• _The task_
Go through the entries below and print each one exactly, leaving out pictures.

Rows from a dataset of charts and code:
_ _ _ _

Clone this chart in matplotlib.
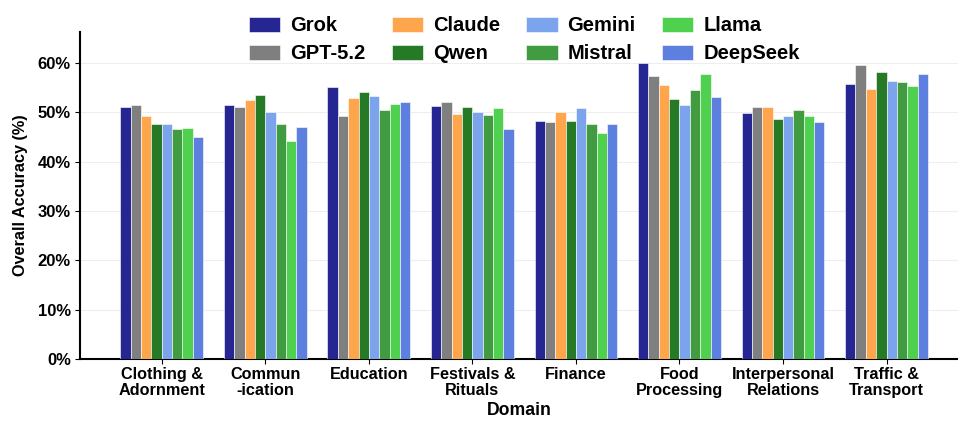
import numpy as np
from matplotlib import pyplot as plt
from matplotlib.ticker import FuncFormatter

plt.rcParams['font.family'] = ['Liberation Sans', 'DejaVu Sans']
plt.rcParams['font.weight'] = 'bold'

domains = ["Clothing &\nAdornment", "Commun\n-ication", "Education", "Festivals &\nRituals",
	"Finance", "Food\nProcessing", "Interpersonal\nRelations", "Traffic &\nTransport"]

models = ["Grok", "GPT-5.2", "Claude", "Qwen", "Gemini", "Mistral", "Llama", "DeepSeek"]
colors = ["#262693", "#7f7f7f", "#ffa64d", "#267a26", "#7ba4ec", "#419c41", "#4fd14f", "#5c7fe0"]

# accuracy (%) per model, one value per domain
grok     = [51.0, 51.5, 55.1, 51.3, 48.3, 60.1, 49.9, 55.8]
gpt52    = [51.5, 51.0, 49.3, 52.2, 48.0, 57.4, 51.1, 59.7]
claude   = [49.3, 52.6, 53.0, 49.7, 50.1, 55.6, 51.1, 54.7]
qwen     = [47.6, 53.6, 54.2, 51.0, 48.3, 52.7, 48.6, 58.1]
gemini   = [47.6, 50.1, 53.4, 50.1, 50.9, 51.6, 49.2, 56.4]
mistral  = [46.6, 47.6, 50.5, 49.5, 47.6, 54.6, 50.4, 56.1]
llama    = [46.8, 44.3, 51.8, 50.9, 45.8, 57.7, 49.2, 55.4]
deepseek = [45.1, 47.0, 52.2, 46.6, 47.6, 53.2, 48.0, 57.7]

series = [grok, gpt52, claude, qwen, gemini, mistral, llama, deepseek]

fig = plt.figure(figsize=(9.58, 4.21), dpi=100)
ax = fig.add_axes([0.0835, 0.147, 0.9165, 0.777])

x = np.arange(len(domains))
width = 0.1
for i, (name, vals, col) in enumerate(zip(models, series, colors)):
	offset = (i - 3.5) * width
	ax.bar(x + offset, vals, width, label=name, color=col, edgecolor="white", linewidth=0.4, zorder=3)

ax.set_xlim(-0.79, 7.69)
ax.set_ylim(0, 66.3)
ax.set_yticks(range(0, 61, 10))
ax.yaxis.set_major_formatter(FuncFormatter(lambda v, p: "{:.0f}%".format(v)))
ax.set_xticks(x)
ax.set_xticklabels(domains, fontsize=11.7, fontweight="bold", linespacing=1.1)
ax.tick_params(axis="y", labelsize=12, pad=3)
ax.tick_params(axis="x", pad=2)
ax.set_ylabel("Overall Accuracy (%)", fontsize=11.7, fontweight="bold", labelpad=7)
ax.set_xlabel("Domain", fontsize=12.7, fontweight="bold", labelpad=3)

ax.grid(axis="y", color="#eeeeee", linewidth=0.8, zorder=0)
ax.spines["top"].set_visible(False)
ax.spines["right"].set_visible(False)
ax.spines["left"].set_linewidth(1.5)
ax.spines["bottom"].set_linewidth(1.5)

ax.legend(ncol=4, loc="center", bbox_to_anchor=(0.506, 0.976), frameon=False,
	prop={"weight": "bold", "size": 14.5}, handlelength=1.55, handleheight=0.75,
	handletextpad=0.5, columnspacing=1.3, labelspacing=0.45)

fig.savefig("out.png", dpi=100)
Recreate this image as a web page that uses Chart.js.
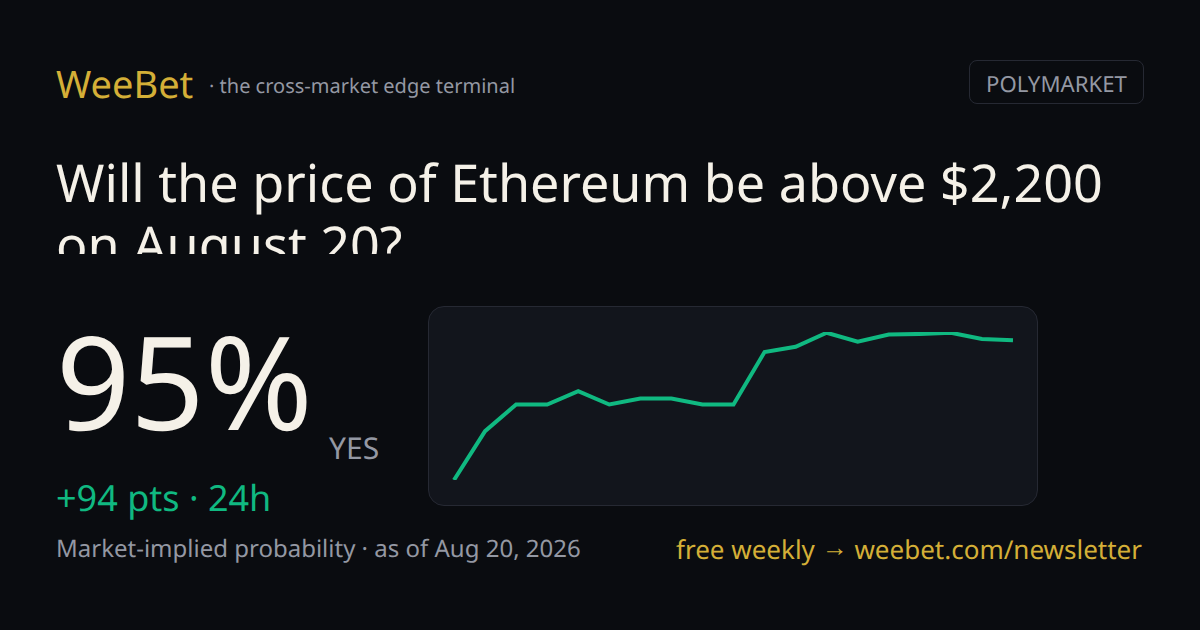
<!DOCTYPE html>
<html>
<head>
<meta charset="utf-8">
<script src="https://cdn.jsdelivr.net/npm/chart.js@4"></script>
<style>
  html, body { margin: 0; padding: 0; background: #0a0c10; }
  body { position: relative; width: 1200px; height: 630px; overflow: hidden; font-family: "Noto Sans", "Liberation Sans", sans-serif; text-rendering: geometricPrecision; }
  .t { position: absolute; white-space: nowrap; line-height: 1; }
  #brand { left: 56px; top: 65px; font-size: 38px; color: #d4af37; }
  #tag { left: 209px; top: 76px; font-size: 20px; color: #9498a3; }
  #venue { position: absolute; left: 969px; top: 60px; width: 173px; height: 42px; border: 1px solid #262933; border-radius: 8px;
    color: #9498a3; font-size: 22.2px; line-height: 45px; text-align: center; }
  #title { position: absolute; left: 56px; top: 152px; width: 1088px; height: 102px; overflow: hidden;
    font-size: 52.1px; line-height: 62px; color: #f5f1e8; }
  #pct { left: 56px; top: 316px; font-size: 130px; color: #f5f1e8; }
  #side { left: 329px; top: 433px; font-size: 30px; color: #9498a3; }
  #delta { left: 56px; top: 480px; font-size: 36px; color: #10b981; }
  #asof { left: 56px; top: 537px; font-size: 24px; color: #9498a3; }
  #cta { left: 676px; top: 536px; font-size: 26px; color: #d4af37; }
  #cta span { position: relative; top: -3px; }
  #panel { position: absolute; left: 428px; top: 306px; width: 608px; height: 198px; background: #12151c;
    border: 1px solid #262933; border-radius: 16px; }
  #chart { position: absolute; left: -1px; top: -1px; }
</style>
</head>
<body>
<div class="t" id="brand">WeeBet</div>
<div class="t" id="tag">· the cross-market edge terminal</div>
<div id="venue">POLYMARKET</div>
<div id="title">Will the price of Ethereum be above $2,200 on August 20?</div>
<div class="t" id="pct">95%</div>
<div class="t" id="side">YES</div>
<div class="t" id="delta">+94 pts · 24h</div>
<div class="t" id="asof">Market-implied probability · as of Aug 20, 2026</div>
<div class="t" id="cta">free weekly <span>→</span> weebet.com/newsletter</div>
<div id="panel"><canvas id="chart" width="610" height="200"></canvas></div>
<script>
// YES price over the last 24h
const labels = ['1','2','3','4','5','6','7','8','9','10','11','12','13','14','15','16','17','18','19'];
const yesPrice = [0, 33, 51, 51, 60, 51, 55, 55, 51, 51, 86.5, 90, 99.5, 93.5, 98.3, 98.7, 99.5, 95.3, 94.5];

new Chart(document.getElementById('chart').getContext('2d'), {
    type: 'line',
    data: {
        labels: labels,
        datasets: [
            {
                data: yesPrice,
                borderColor: '#10b981',
                borderWidth: 4,
                pointRadius: 0,
                fill: false,
                tension: 0
            }
        ]
    },
    options: {
        responsive: false,
        animation: false,
        devicePixelRatio: 1,
        layout: { padding: { left: 26, right: 25, top: 26, bottom: 26 } },
        plugins: { legend: { display: false }, tooltip: { enabled: false } },
        scales: {
            x: { display: false, offset: false },
            y: { display: false, min: 0, max: 100 }
        }
    }
});
</script>
</body>
</html>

_ _ _ _

• _Exercise response_
Clone this chart in matplotlib.
import numpy as np
from matplotlib import pyplot as plt
from matplotlib.ticker import FuncFormatter

plt.rcParams['font.family'] = ['Liberation Sans', 'DejaVu Sans']
plt.rcParams['font.weight'] = 'bold'

domains = ["Clothing &\nAdornment", "Commun\n-ication", "Education", "Festivals &\nRituals",
	"Finance", "Food\nProcessing", "Interpersonal\nRelations", "Traffic &\nTransport"]

models = ["Grok", "GPT-5.2", "Claude", "Qwen", "Gemini", "Mistral", "Llama", "DeepSeek"]
colors = ["#262693", "#7f7f7f", "#ffa64d", "#267a26", "#7ba4ec", "#419c41", "#4fd14f", "#5c7fe0"]

# accuracy (%) per model, one value per domain
grok     = [51.0, 51.5, 55.1, 51.3, 48.3, 60.1, 49.9, 55.8]
gpt52    = [51.5, 51.0, 49.3, 52.2, 48.0, 57.4, 51.1, 59.7]
claude   = [49.3, 52.6, 53.0, 49.7, 50.1, 55.6, 51.1, 54.7]
qwen     = [47.6, 53.6, 54.2, 51.0, 48.3, 52.7, 48.6, 58.1]
gemini   = [47.6, 50.1, 53.4, 50.1, 50.9, 51.6, 49.2, 56.4]
mistral  = [46.6, 47.6, 50.5, 49.5, 47.6, 54.6, 50.4, 56.1]
llama    = [46.8, 44.3, 51.8, 50.9, 45.8, 57.7, 49.2, 55.4]
deepseek = [45.1, 47.0, 52.2, 46.6, 47.6, 53.2, 48.0, 57.7]

series = [grok, gpt52, claude, qwen, gemini, mistral, llama, deepseek]

fig = plt.figure(figsize=(9.58, 4.21), dpi=100)
ax = fig.add_axes([0.0835, 0.147, 0.9165, 0.777])

x = np.arange(len(domains))
width = 0.1
for i, (name, vals, col) in enumerate(zip(models, series, colors)):
	offset = (i - 3.5) * width
	ax.bar(x + offset, vals, width, label=name, color=col, edgecolor="white", linewidth=0.4, zorder=3)

ax.set_xlim(-0.79, 7.69)
ax.set_ylim(0, 66.3)
ax.set_yticks(range(0, 61, 10))
ax.yaxis.set_major_formatter(FuncFormatter(lambda v, p: "{:.0f}%".format(v)))
ax.set_xticks(x)
ax.set_xticklabels(domains, fontsize=11.7, fontweight="bold", linespacing=1.1)
ax.tick_params(axis="y", labelsize=12, pad=3)
ax.tick_params(axis="x", pad=2)
ax.set_ylabel("Overall Accuracy (%)", fontsize=11.7, fontweight="bold", labelpad=7)
ax.set_xlabel("Domain", fontsize=12.7, fontweight="bold", labelpad=3)

ax.grid(axis="y", color="#eeeeee", linewidth=0.8, zorder=0)
ax.spines["top"].set_visible(False)
ax.spines["right"].set_visible(False)
ax.spines["left"].set_linewidth(1.5)
ax.spines["bottom"].set_linewidth(1.5)

ax.legend(ncol=4, loc="center", bbox_to_anchor=(0.506, 0.976), frameon=False,
	prop={"weight": "bold", "size": 14.5}, handlelength=1.55, handleheight=0.75,
	handletextpad=0.5, columnspacing=1.3, labelspacing=0.45)

fig.savefig("out.png", dpi=100)
Recreate this image as a web page that uses Chart.js.
<!DOCTYPE html>
<html>
<head>
<meta charset="utf-8">
<script src="https://cdn.jsdelivr.net/npm/chart.js@4"></script>
<style>
  html, body { margin: 0; padding: 0; background: #0a0c10; }
  body { position: relative; width: 1200px; height: 630px; overflow: hidden; font-family: "Noto Sans", "Liberation Sans", sans-serif; text-rendering: geometricPrecision; }
  .t { position: absolute; white-space: nowrap; line-height: 1; }
  #brand { left: 56px; top: 65px; font-size: 38px; color: #d4af37; }
  #tag { left: 209px; top: 76px; font-size: 20px; color: #9498a3; }
  #venue { position: absolute; left: 969px; top: 60px; width: 173px; height: 42px; border: 1px solid #262933; border-radius: 8px;
    color: #9498a3; font-size: 22.2px; line-height: 45px; text-align: center; }
  #title { position: absolute; left: 56px; top: 152px; width: 1088px; height: 102px; overflow: hidden;
    font-size: 52.1px; line-height: 62px; color: #f5f1e8; }
  #pct { left: 56px; top: 316px; font-size: 130px; color: #f5f1e8; }
  #side { left: 329px; top: 433px; font-size: 30px; color: #9498a3; }
  #delta { left: 56px; top: 480px; font-size: 36px; color: #10b981; }
  #asof { left: 56px; top: 537px; font-size: 24px; color: #9498a3; }
  #cta { left: 676px; top: 536px; font-size: 26px; color: #d4af37; }
  #cta span { position: relative; top: -3px; }
  #panel { position: absolute; left: 428px; top: 306px; width: 608px; height: 198px; background: #12151c;
    border: 1px solid #262933; border-radius: 16px; }
  #chart { position: absolute; left: -1px; top: -1px; }
</style>
</head>
<body>
<div class="t" id="brand">WeeBet</div>
<div class="t" id="tag">· the cross-market edge terminal</div>
<div id="venue">POLYMARKET</div>
<div id="title">Will the price of Ethereum be above $2,200 on August 20?</div>
<div class="t" id="pct">95%</div>
<div class="t" id="side">YES</div>
<div class="t" id="delta">+94 pts · 24h</div>
<div class="t" id="asof">Market-implied probability · as of Aug 20, 2026</div>
<div class="t" id="cta">free weekly <span>→</span> weebet.com/newsletter</div>
<div id="panel"><canvas id="chart" width="610" height="200"></canvas></div>
<script>
// YES price over the last 24h
const labels = ['1','2','3','4','5','6','7','8','9','10','11','12','13','14','15','16','17','18','19'];
const yesPrice = [0, 33, 51, 51, 60, 51, 55, 55, 51, 51, 86.5, 90, 99.5, 93.5, 98.3, 98.7, 99.5, 95.3, 94.5];

new Chart(document.getElementById('chart').getContext('2d'), {
    type: 'line',
    data: {
        labels: labels,
        datasets: [
            {
                data: yesPrice,
                borderColor: '#10b981',
                borderWidth: 4,
                pointRadius: 0,
                fill: false,
                tension: 0
            }
        ]
    },
    options: {
        responsive: false,
        animation: false,
        devicePixelRatio: 1,
        layout: { padding: { left: 26, right: 25, top: 26, bottom: 26 } },
        plugins: { legend: { display: false }, tooltip: { enabled: false } },
        scales: {
            x: { display: false, offset: false },
            y: { display: false, min: 0, max: 100 }
        }
    }
});
</script>
</body>
</html>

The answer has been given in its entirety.